Exercise:
Copy exactly the lines from the start of the material through the line with "['#ff0000', '#00f000', '#0000ff', '#10b4ff', '#ff8000'];". Pictures stay out of the copy.

____

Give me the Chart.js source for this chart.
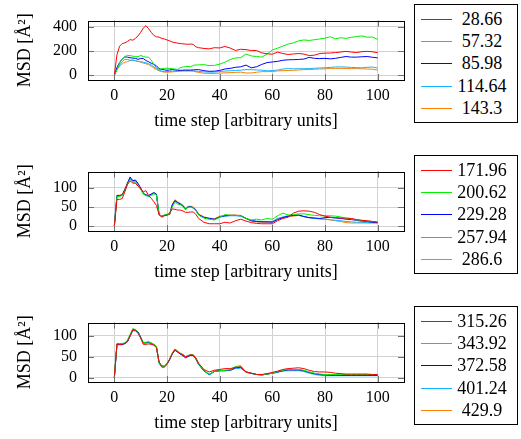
<!DOCTYPE html>
<html>
<head>
<meta charset="utf-8">
<script src="https://cdn.jsdelivr.net/npm/chart.js@4.4.1/dist/chart.umd.min.js"></script>
<style>
  body { margin: 0; background: #fff; width: 521px; height: 439px; overflow: hidden; position: relative; font-family: "Liberation Serif", serif; }
  canvas { position: absolute; left: 0; }
  .legend { position: absolute; left: 414px; width: 102px; height: 117px; border: 1px solid #000; background: #fff; }
  .row { position: absolute; left: 0; right: 0; height: 22px; }
  .row .line { position: absolute; left: 6px; width: 31px; top: 11px; height: 0; border-top: 1px solid; }
  .row .txt { position: absolute; left: 40px; width: 54px; text-align: center; font-size: 18px; line-height: 22px; top: 0; color: #000; }
</style>
</head>
<body>
<canvas id="c1" width="521" height="137" style="top:0px"></canvas>
<canvas id="c2" width="521" height="137" style="top:151px"></canvas>
<canvas id="c3" width="521" height="137" style="top:302px"></canvas>
<div class="legend" id="l1" style="top:4px"></div>
<div class="legend" id="l2" style="top:155px"></div>
<div class="legend" id="l3" style="top:306px"></div>
<script>
// time axis (shared by all panels)
const timeSteps = [0, 1, 2, 3, 4, 5, 6, 7, 8, 9, 10, 11, 12, 13, 14, 15, 16, 17, 18, 19, 20,
  21, 22, 23, 24, 25, 26, 27, 28, 29, 30, 31, 32,
  34, 36, 38, 40, 42, 44, 46, 48, 50, 52, 54, 56, 58, 60, 62, 64, 66, 68, 70,
  72, 74, 76, 78, 80, 82, 84, 86, 88, 90, 92, 94, 96, 98, 100];
const xTickValues = [0, 20, 40, 60, 80, 100];

const lineColors = ['#ff0000', '#00f000', '#0000ff', '#10b4ff', '#ff8000'];

// panel 1
const labels1 = ['28.66', '57.32', '85.98', '114.64', '143.3'];
const msd28 = [0, 170, 240, 262, 268, 280, 295, 290, 305, 325, 355, 390, 410, 385, 355, 330, 318, 315, 305, 300,
  292, 285, 275, 270, 266, 262, 260, 258, 256, 258, 255, 235, 228,
  222, 218, 228, 226, 238, 225, 205, 215, 212, 205, 205, 185, 178, 174, 192, 180, 172, 176, 180, 175,
  163, 166, 180, 183, 184, 188, 192, 198, 192, 188, 195, 198, 194, 187];
const msd57 = [0, 45, 100, 135, 155, 165, 162, 158, 155, 153, 165, 155, 150, 150, 125, 90, 62, 48, 54, 57,
  58, 57, 55, 52, 48, 62, 68, 72, 73, 70, 82, 85, 86,
  88, 80, 82, 92, 108, 130, 143, 146, 176, 160, 155, 150, 175, 209, 224, 241, 258, 268, 285, 292,
  288, 294, 300, 307, 318, 302, 310, 305, 314, 320, 325, 315, 316, 297];
const msd85 = [0, 65, 105, 135, 152, 150, 145, 142, 140, 132, 138, 138, 122, 112, 100, 90, 78, 55, 48, 45,
  41, 44, 47, 45, 42, 41, 42, 43, 43, 43, 45, 46, 47,
  38, 33, 34, 40, 52, 57, 66, 70, 84, 62, 70, 90, 105, 110, 115, 124, 128, 129, 131, 134,
  148, 140, 138, 140, 136, 140, 148, 155, 150, 150, 153, 155, 149, 144];
const msd114 = [0, 50, 85, 112, 132, 130, 125, 123, 120, 115, 112, 108, 103, 96, 85, 70, 55, 42, 35, 30,
  30, 32, 34, 36, 37, 37, 37, 37, 37, 37, 36, 34, 32,
  28, 26, 26, 31, 35, 37, 40, 42, 47, 46, 44, 42, 37, 39, 43, 52, 55, 54, 54, 54,
  55, 58, 60, 62, 65, 69, 69, 68, 65, 63, 62, 66, 68, 60];
const msd143 = [0, 45, 75, 95, 108, 112, 122, 127, 120, 115, 108, 101, 95, 88, 75, 60, 48, 37, 30, 26,
  26, 26, 28, 30, 32, 35, 37, 37, 37, 37, 35, 28, 24,
  17, 15, 15, 18, 20, 22, 24, 26, 19, 19, 25, 30, 30, 31, 36, 38, 40, 41, 44, 47,
  48, 50, 52, 53, 57, 57, 57, 56, 55, 55, 53, 52, 50, 43];

// panel 2
const labels2 = ['171.96', '200.62', '229.28', '257.94', '286.6'];
const msd171 = [0, 70, 70, 72, 90, 110, 118, 113, 112, 105, 97, 90, 93, 80, 73, 64, 54, 30, 23, 27,
  28, 34, 45, 44, 42, 42, 40, 36, 36, 37, 37, 30, 20,
  10, 6, 6, 6, 10, 8, 14, 18, 13, 9, 7, 6, 6, 6, 14, 20, 23, 34, 39, 40,
  39, 36, 30, 26, 23, 22, 21, 21, 20, 17, 15, 14, 12, 10];
const msd200 = [0, 78, 78, 80, 92, 110, 122, 116, 115, 108, 97, 84, 80, 78, 80, 85, 82, 30, 26, 29,
  31, 31, 50, 62, 58, 56, 52, 43, 49, 50, 47, 40, 29,
  21, 18, 16, 23, 30, 28, 28, 27, 20, 16, 18, 16, 20, 18, 27, 34, 29, 30, 32, 32,
  30, 28, 27, 27, 27, 26, 24, 20, 19, 16, 15, 13, 12, 11];
const msd229 = [0, 80, 80, 82, 96, 113, 129, 119, 121, 112, 100, 86, 82, 80, 84, 88, 84, 30, 26, 28,
  30, 30, 55, 67, 62, 58, 53, 44, 50, 51, 48, 41, 30,
  23, 20, 18, 24, 27, 28, 28, 27, 20, 14, 12, 11, 11, 10, 17, 22, 26, 28, 29, 25,
  22, 21, 20, 22, 23, 21, 20, 18, 17, 15, 13, 12, 10, 9];
const msd257 = [0, 79, 79, 81, 94, 111, 126, 117, 119, 110, 98, 85, 80, 79, 82, 86, 82, 29, 25, 28,
  30, 32, 56, 66, 61, 58, 55, 45, 50, 50, 48, 41, 29,
  22, 19, 17, 23, 26, 27, 27, 26, 20, 15, 13, 12, 12, 12, 20, 24, 27, 28, 28, 25,
  22, 20, 19, 18, 17, 15, 14, 12, 11, 10, 10, 9, 9, 8];
const msd286 = [0, 81, 81, 83, 97, 114, 124, 120, 118, 110, 100, 86, 81, 80, 84, 87, 83, 31, 26, 29,
  31, 32, 57, 69, 64, 60, 55, 47, 52, 52, 50, 43, 32,
  24, 21, 19, 26, 28, 29, 29, 28, 20, 13, 11, 10, 10, 11, 19, 23, 25, 26, 28, 25,
  22, 21, 19, 18, 16, 14, 12, 9, 8, 8, 8, 8, 8, 8];

// panel 3
const labels3 = ['315.26', '343.92', '372.58', '401.24', '429.9'];
const msd315 = [0, 81, 80, 80, 82, 87, 100, 114, 113, 107, 95, 80, 80, 81, 80, 78, 72, 38, 29, 28,
  34, 44, 58, 67, 62, 58, 55, 50, 52, 55, 54, 47, 35,
  20, 14, 18, 20, 22, 22, 25, 26, 14, 11, 8, 8, 10, 13, 16, 20, 22, 23, 24, 22,
  18, 15, 14, 14, 13, 11, 10, 9, 9, 9, 9, 9, 8, 8];
const msd343 = [0, 82, 82, 82, 84, 90, 104, 118, 115, 108, 96, 84, 85, 86, 83, 80, 75, 36, 27, 27,
  33, 45, 59, 69, 64, 59, 56, 51, 53, 56, 55, 46, 33,
  18, 8, 15, 17, 18, 19, 27, 29, 14, 11, 8, 7, 9, 11, 15, 18, 20, 20, 20, 18,
  14, 11, 9, 8, 8, 8, 8, 8, 8, 8, 8, 8, 8, 8];
const msd372 = [0, 80, 80, 80, 82, 87, 101, 115, 114, 110, 97, 84, 84, 85, 82, 79, 73, 36, 26, 26,
  32, 43, 57, 66, 62, 57, 53, 48, 51, 54, 53, 45, 32,
  17, 8, 15, 17, 17, 18, 24, 25, 14, 11, 8, 7, 9, 11, 14, 17, 19, 19, 19, 17,
  13, 10, 8, 7, 6, 6, 6, 6, 6, 6, 6, 6, 6, 6];
const msd401 = [0, 79, 79, 79, 82, 86, 100, 113, 112, 107, 95, 82, 83, 84, 82, 79, 73, 35, 26, 26,
  33, 44, 57, 66, 62, 57, 54, 49, 51, 54, 53, 45, 32,
  17, 7, 15, 17, 17, 18, 22, 23, 13, 10, 8, 7, 9, 11, 13, 16, 17, 17, 17, 15,
  11, 8, 6, 5, 5, 5, 5, 5, 5, 5, 5, 5, 5, 5];
const msd429 = [0, 81, 81, 81, 83, 88, 103, 115, 116, 109, 97, 83, 84, 86, 84, 80, 75, 37, 27, 27,
  34, 45, 59, 69, 64, 59, 56, 51, 53, 56, 55, 47, 34,
  18, 8, 16, 18, 18, 19, 25, 26, 14, 11, 8, 7, 9, 11, 14, 17, 19, 19, 19, 17,
  13, 10, 8, 7, 7, 7, 7, 7, 7, 7, 7, 7, 7, 7];

const fontFamily = '"Liberation Serif", "DejaVu Serif", serif';

// frame + inward tick marks, like pgfplots
const framePlugin = {
  id: 'frame',
  afterDatasetsDraw(chart) {
    const { ctx, chartArea: a, scales: { x, y } } = chart;
    ctx.save();
    ctx.strokeStyle = '#707070';
    ctx.lineWidth = 1;
    ctx.beginPath();
    x.ticks.forEach(t => {
      const px = Math.round(x.getPixelForValue(t.value)) + 0.5;
      ctx.moveTo(px, a.top); ctx.lineTo(px, a.top + 6);
      ctx.moveTo(px, a.bottom); ctx.lineTo(px, a.bottom - 6);
    });
    y.ticks.forEach(t => {
      const py = Math.round(y.getPixelForValue(t.value)) + 0.5;
      ctx.moveTo(a.left, py); ctx.lineTo(a.left + 6, py);
      ctx.moveTo(a.right, py); ctx.lineTo(a.right - 6, py);
    });
    ctx.stroke();
    ctx.strokeStyle = '#000';
    ctx.strokeRect(Math.round(a.left) + 0.5, Math.round(a.top) + 0.5,
      Math.round(a.right - a.left), Math.round(a.bottom - a.top));
    ctx.restore();
  }
};

function makePanel(canvasId, legendId, series, labels, yMin, yMax, yTicks) {
  const datasets = series.map((s, i) => ({
    label: labels[i],
    data: s.map((v, k) => ({ x: timeSteps[k], y: v })),
    borderColor: lineColors[i],
    borderWidth: 1,
    pointRadius: 0,
    fill: false,
    tension: 0
  }));

  new Chart(document.getElementById(canvasId), {
    type: 'line',
    data: { datasets: datasets },
    options: {
      responsive: false,
      animation: false,
      devicePixelRatio: 1,
      layout: { padding: { top: 4, right: 117, left: 0, bottom: 0 } },
      plugins: { legend: { display: false }, tooltip: { enabled: false } },
      scales: {
        x: {
          type: 'linear', min: -10, max: 110,
          afterBuildTicks: s => { s.ticks = xTickValues.map(v => ({ value: v })); },
          afterFit: s => { s.height = 57; },
          grid: { color: '#d2d2d2', drawTicks: false },
          border: { display: false },
          ticks: { padding: 6, color: '#000', font: { family: fontFamily, size: 16 } },
          title: { display: true, text: 'time step [arbitrary units]', color: '#000',
            font: { family: fontFamily, size: 18 }, padding: { top: 0, bottom: 5 } }
        },
        y: {
          min: yMin, max: yMax,
          afterBuildTicks: s => { s.ticks = yTicks.map(v => ({ value: v })); },
          afterFit: s => { s.width = 88; },
          grid: { color: '#d2d2d2', drawTicks: false },
          border: { display: false },
          ticks: { padding: 11, color: '#000', font: { family: fontFamily, size: 16 } },
          title: { display: true, text: 'MSD [Å²]', color: '#000',
            font: { family: fontFamily, size: 18 }, padding: { top: 14, bottom: 0 } }
        }
      }
    },
    plugins: [framePlugin]
  });

  // legend box
  const box = document.getElementById(legendId);
  labels.forEach((lab, i) => {
    const row = document.createElement('div');
    row.className = 'row';
    row.style.top = (3 + 22.2 * i) + 'px';
    row.innerHTML = '<span class="line" style="border-color:' + lineColors[i] + '"></span>' +
      '<span class="txt">' + lab + '</span>';
    box.appendChild(row);
  });
}

makePanel('c1', 'l1', [msd28, msd57, msd85, msd114, msd143], labels1, -39, 452, [0, 200, 400]);
makePanel('c2', 'l2', [msd171, msd200, msd229, msd257, msd286], labels2, -13, 143, [0, 50, 100]);
makePanel('c3', 'l3', [msd315, msd343, msd372, msd401, msd429], labels3, -10, 132, [0, 50, 100]);
</script>
</body>
</html>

____

Task answer:
Give me the Chart.js source for this chart.
<!DOCTYPE html>
<html>
<head>
<meta charset="utf-8">
<script src="https://cdn.jsdelivr.net/npm/chart.js@4.4.1/dist/chart.umd.min.js"></script>
<style>
  body { margin: 0; background: #fff; width: 521px; height: 439px; overflow: hidden; position: relative; font-family: "Liberation Serif", serif; }
  canvas { position: absolute; left: 0; }
  .legend { position: absolute; left: 414px; width: 102px; height: 117px; border: 1px solid #000; background: #fff; }
  .row { position: absolute; left: 0; right: 0; height: 22px; }
  .row .line { position: absolute; left: 6px; width: 31px; top: 11px; height: 0; border-top: 1px solid; }
  .row .txt { position: absolute; left: 40px; width: 54px; text-align: center; font-size: 18px; line-height: 22px; top: 0; color: #000; }
</style>
</head>
<body>
<canvas id="c1" width="521" height="137" style="top:0px"></canvas>
<canvas id="c2" width="521" height="137" style="top:151px"></canvas>
<canvas id="c3" width="521" height="137" style="top:302px"></canvas>
<div class="legend" id="l1" style="top:4px"></div>
<div class="legend" id="l2" style="top:155px"></div>
<div class="legend" id="l3" style="top:306px"></div>
<script>
// time axis (shared by all panels)
const timeSteps = [0, 1, 2, 3, 4, 5, 6, 7, 8, 9, 10, 11, 12, 13, 14, 15, 16, 17, 18, 19, 20,
  21, 22, 23, 24, 25, 26, 27, 28, 29, 30, 31, 32,
  34, 36, 38, 40, 42, 44, 46, 48, 50, 52, 54, 56, 58, 60, 62, 64, 66, 68, 70,
  72, 74, 76, 78, 80, 82, 84, 86, 88, 90, 92, 94, 96, 98, 100];
const xTickValues = [0, 20, 40, 60, 80, 100];

const lineColors = ['#ff0000', '#00f000', '#0000ff', '#10b4ff', '#ff8000'];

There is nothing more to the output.